18) La pension Lepître, 37 rue de Turenne (ancien 9 rue Saint-Louis), accueille Honoré en 1814, lorsqu’il entre au lycée Charlemagne, situé rue Charlemagne. Le directeur de la pension est royaliste. On dit qu’il a été des complots visant à faire évader Marie-Antoinette de la prison du Temple, non loin. Mais le jeune Honoré et ses camarades sont alors plus fervents de Napoléon que de l’ancien régime. Le début du Lys dans la vallée décrit la jeunesse de Félix de Vandenesse et a un moment pour cadre la pension Lepître.

19) Rue de Béarn (alors chaussée des Minimes) se trouve vers 1831 l’hôtel de l’usurier/marchand de tableaux Elie Magus qui, en 1845, parvient à s’introduire chez le cousin Pons et à acheter pour une bouchée de pain des œuvres de maîtres.

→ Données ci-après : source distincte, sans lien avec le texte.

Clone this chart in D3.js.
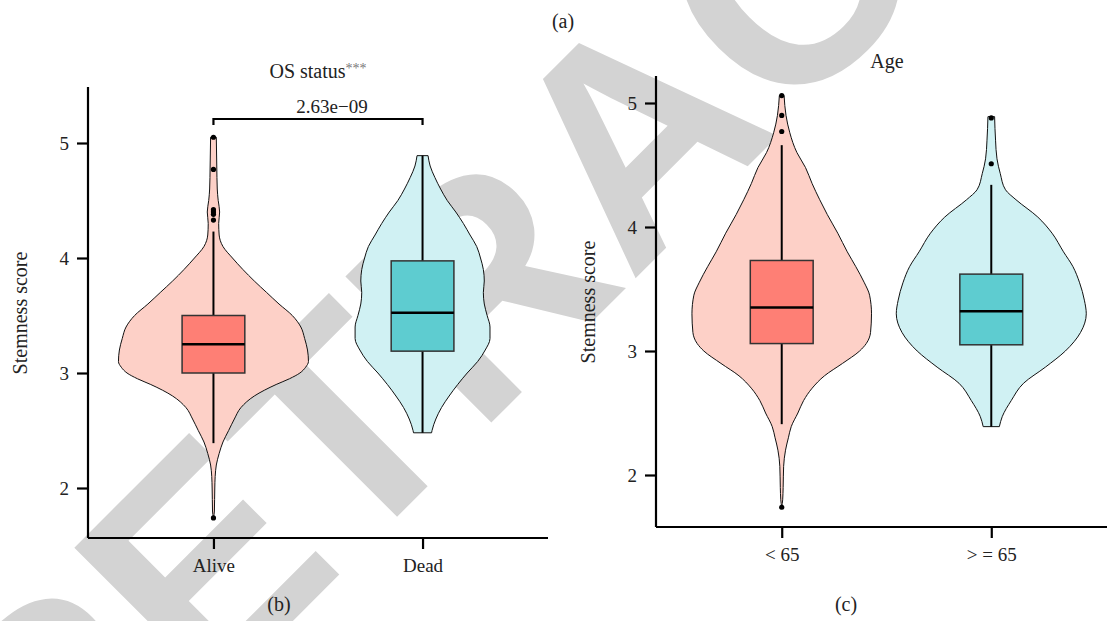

20) Les Balzac, qui viennent de quitter Villeparisis, habitent 7 rue de Turenne à partir de novembre 1822. Ils regagnent Villeparisis au printemps 1824.

21) L’immeuble du 9 rue Lesdiguières de l’époque a été supprimé par le percement du boulevard Henri IV. Honoré occupe ici une pauvre chambre d’août 1819 à janvier 1821. Il a obtenu son baccalauréat de droit en janvier 1819 mais a déclaré à ses parents quelques semaines plus tard qu’il voulait être écrivain. Les revenus de son père s’amenuisant (la paix revenue après les guerres napoléoniennes, l’armée commande moins de fournitures), ses parents s’installent à Villeparisis pour mener une vie plus économe que dans la capitale. De guerre lasse – et sans doute ce projet aventureux ne déplaît-il pas entièrement au père, les parents cèdent devant l’entêtement d’Honoré, qui s’isole dans sa chambre.
Il écrit une tragédie sur Cromwell qui ne plaît à personne, même pas à ses proches. Il vit ensuite avec ses parents à Villeparisis en 1821-22, faisant des escapades régulières jusqu’au 17 rue Portefoin, le pied-à-terre familial. Ensemble, ils emménagent à nouveau à Paris, 7 rue du Roi-Doré.

[1] L’adresse n’est pas facile à situer précisément aujourd’hui.